DATA BLOCK —
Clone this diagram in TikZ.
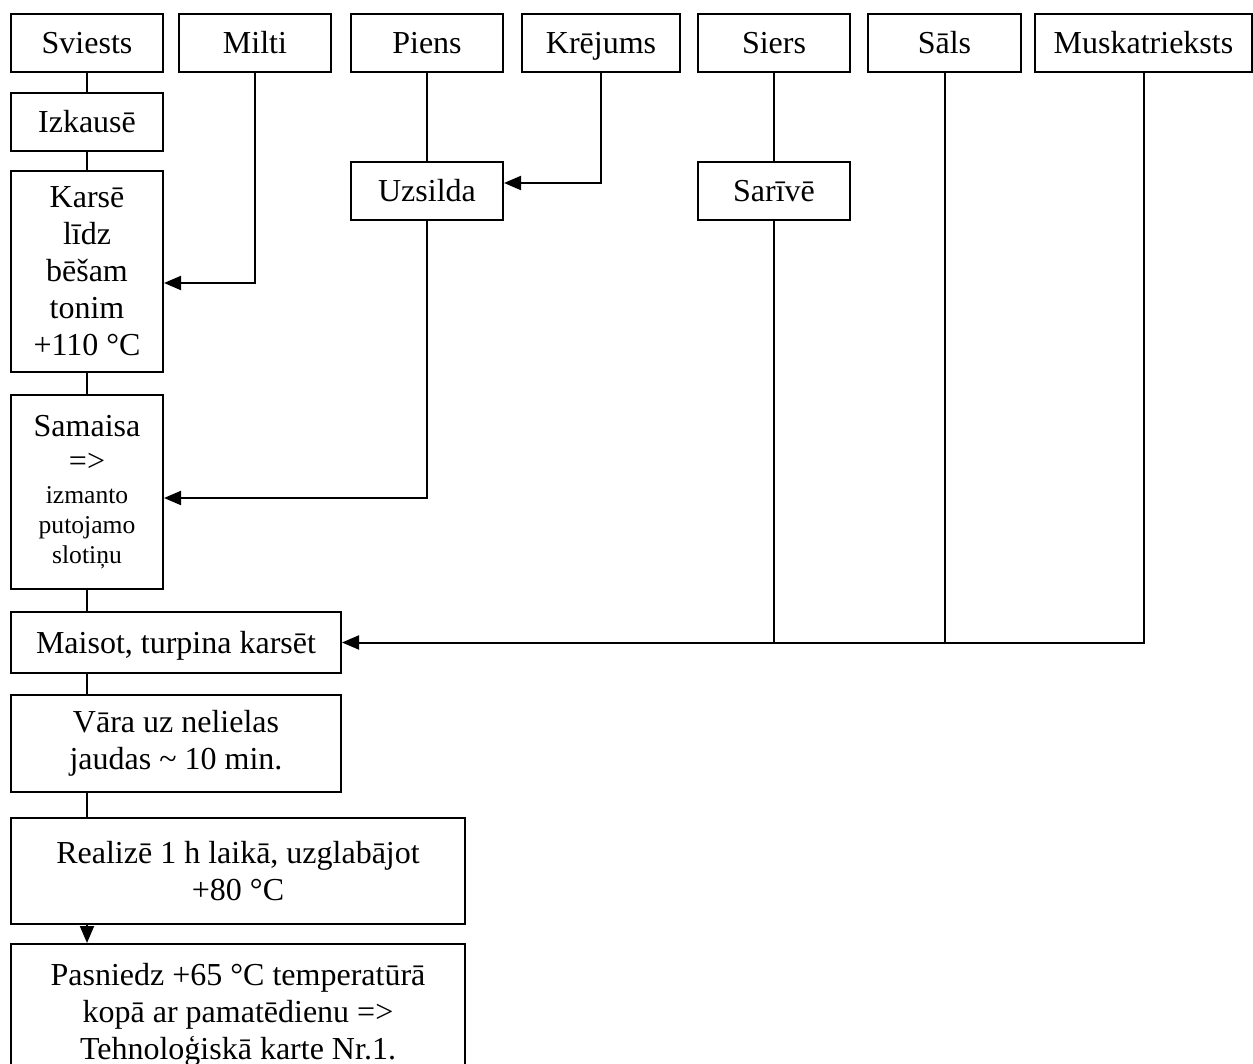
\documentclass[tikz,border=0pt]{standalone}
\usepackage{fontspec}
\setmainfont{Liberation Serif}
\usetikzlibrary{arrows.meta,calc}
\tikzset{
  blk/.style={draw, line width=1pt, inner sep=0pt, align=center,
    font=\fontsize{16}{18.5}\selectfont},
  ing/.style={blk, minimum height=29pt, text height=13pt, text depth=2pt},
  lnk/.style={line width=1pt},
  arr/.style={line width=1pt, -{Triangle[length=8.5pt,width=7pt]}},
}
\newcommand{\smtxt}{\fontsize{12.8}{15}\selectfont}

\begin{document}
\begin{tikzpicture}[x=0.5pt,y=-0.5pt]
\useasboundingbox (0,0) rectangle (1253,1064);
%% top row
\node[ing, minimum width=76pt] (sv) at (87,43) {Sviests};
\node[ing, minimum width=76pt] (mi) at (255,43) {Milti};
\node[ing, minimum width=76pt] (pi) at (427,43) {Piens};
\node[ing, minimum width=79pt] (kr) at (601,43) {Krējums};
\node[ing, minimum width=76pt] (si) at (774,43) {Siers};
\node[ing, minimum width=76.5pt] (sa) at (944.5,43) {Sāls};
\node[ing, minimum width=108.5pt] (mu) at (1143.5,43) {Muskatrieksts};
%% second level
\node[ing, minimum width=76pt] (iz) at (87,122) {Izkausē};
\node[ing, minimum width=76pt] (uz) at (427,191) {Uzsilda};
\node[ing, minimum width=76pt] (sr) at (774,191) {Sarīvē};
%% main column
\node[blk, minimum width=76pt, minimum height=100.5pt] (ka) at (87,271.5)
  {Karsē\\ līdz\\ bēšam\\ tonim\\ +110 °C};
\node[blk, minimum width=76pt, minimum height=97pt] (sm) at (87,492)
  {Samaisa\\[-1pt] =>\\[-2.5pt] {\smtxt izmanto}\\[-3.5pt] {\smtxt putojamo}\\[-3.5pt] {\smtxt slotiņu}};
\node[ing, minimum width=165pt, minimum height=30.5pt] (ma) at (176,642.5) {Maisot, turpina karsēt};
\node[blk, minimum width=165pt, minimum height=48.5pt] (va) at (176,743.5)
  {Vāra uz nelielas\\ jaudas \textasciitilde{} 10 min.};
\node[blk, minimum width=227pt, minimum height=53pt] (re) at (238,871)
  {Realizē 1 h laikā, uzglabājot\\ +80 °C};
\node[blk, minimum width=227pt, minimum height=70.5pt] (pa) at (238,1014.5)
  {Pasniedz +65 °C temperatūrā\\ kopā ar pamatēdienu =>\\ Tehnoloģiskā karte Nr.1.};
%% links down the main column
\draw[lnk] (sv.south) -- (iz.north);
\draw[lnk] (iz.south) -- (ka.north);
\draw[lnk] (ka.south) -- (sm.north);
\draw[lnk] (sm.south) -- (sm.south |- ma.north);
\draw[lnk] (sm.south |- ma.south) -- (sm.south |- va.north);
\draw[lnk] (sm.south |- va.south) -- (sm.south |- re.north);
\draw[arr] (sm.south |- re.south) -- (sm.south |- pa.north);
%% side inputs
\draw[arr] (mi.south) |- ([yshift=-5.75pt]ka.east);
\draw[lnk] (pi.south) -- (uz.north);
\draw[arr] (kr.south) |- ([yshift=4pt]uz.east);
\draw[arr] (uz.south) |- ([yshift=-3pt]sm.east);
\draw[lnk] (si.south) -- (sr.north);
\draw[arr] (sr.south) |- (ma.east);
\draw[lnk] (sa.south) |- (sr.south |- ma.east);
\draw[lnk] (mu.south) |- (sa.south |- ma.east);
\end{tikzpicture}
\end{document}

PROBLEM DESCRIPTION —
Exclude the pictures, and transcribe all of the material exactly.

SOLVED PROBLEM —
Clone this diagram in TikZ.
\documentclass[tikz,border=0pt]{standalone}
\usepackage{fontspec}
\setmainfont{Liberation Serif}
\usetikzlibrary{arrows.meta,calc}
\tikzset{
  blk/.style={draw, line width=1pt, inner sep=0pt, align=center,
    font=\fontsize{16}{18.5}\selectfont},
  ing/.style={blk, minimum height=29pt, text height=13pt, text depth=2pt},
  lnk/.style={line width=1pt},
  arr/.style={line width=1pt, -{Triangle[length=8.5pt,width=7pt]}},
}
\newcommand{\smtxt}{\fontsize{12.8}{15}\selectfont}

\begin{document}
\begin{tikzpicture}[x=0.5pt,y=-0.5pt]
\useasboundingbox (0,0) rectangle (1253,1064);
%% top row
\node[ing, minimum width=76pt] (sv) at (87,43) {Sviests};
\node[ing, minimum width=76pt] (mi) at (255,43) {Milti};
\node[ing, minimum width=76pt] (pi) at (427,43) {Piens};
\node[ing, minimum width=79pt] (kr) at (601,43) {Krējums};
\node[ing, minimum width=76pt] (si) at (774,43) {Siers};
\node[ing, minimum width=76.5pt] (sa) at (944.5,43) {Sāls};
\node[ing, minimum width=108.5pt] (mu) at (1143.5,43) {Muskatrieksts};
%% second level
\node[ing, minimum width=76pt] (iz) at (87,122) {Izkausē};
\node[ing, minimum width=76pt] (uz) at (427,191) {Uzsilda};
\node[ing, minimum width=76pt] (sr) at (774,191) {Sarīvē};
%% main column
\node[blk, minimum width=76pt, minimum height=100.5pt] (ka) at (87,271.5)
  {Karsē\\ līdz\\ bēšam\\ tonim\\ +110 °C};
\node[blk, minimum width=76pt, minimum height=97pt] (sm) at (87,492)
  {Samaisa\\[-1pt] =>\\[-2.5pt] {\smtxt izmanto}\\[-3.5pt] {\smtxt putojamo}\\[-3.5pt] {\smtxt slotiņu}};
\node[ing, minimum width=165pt, minimum height=30.5pt] (ma) at (176,642.5) {Maisot, turpina karsēt};
\node[blk, minimum width=165pt, minimum height=48.5pt] (va) at (176,743.5)
  {Vāra uz nelielas\\ jaudas \textasciitilde{} 10 min.};
\node[blk, minimum width=227pt, minimum height=53pt] (re) at (238,871)
  {Realizē 1 h laikā, uzglabājot\\ +80 °C};
\node[blk, minimum width=227pt, minimum height=70.5pt] (pa) at (238,1014.5)
  {Pasniedz +65 °C temperatūrā\\ kopā ar pamatēdienu =>\\ Tehnoloģiskā karte Nr.1.};
%% links down the main column
\draw[lnk] (sv.south) -- (iz.north);
\draw[lnk] (iz.south) -- (ka.north);
\draw[lnk] (ka.south) -- (sm.north);
\draw[lnk] (sm.south) -- (sm.south |- ma.north);
\draw[lnk] (sm.south |- ma.south) -- (sm.south |- va.north);
\draw[lnk] (sm.south |- va.south) -- (sm.south |- re.north);
\draw[arr] (sm.south |- re.south) -- (sm.south |- pa.north);
%% side inputs
\draw[arr] (mi.south) |- ([yshift=-5.75pt]ka.east);
\draw[lnk] (pi.south) -- (uz.north);
\draw[arr] (kr.south) |- ([yshift=4pt]uz.east);
\draw[arr] (uz.south) |- ([yshift=-3pt]sm.east);
\draw[lnk] (si.south) -- (sr.north);
\draw[arr] (sr.south) |- (ma.east);
\draw[lnk] (sa.south) |- (sr.south |- ma.east);
\draw[lnk] (mu.south) |- (sa.south |- ma.east);
\end{tikzpicture}
\end{document}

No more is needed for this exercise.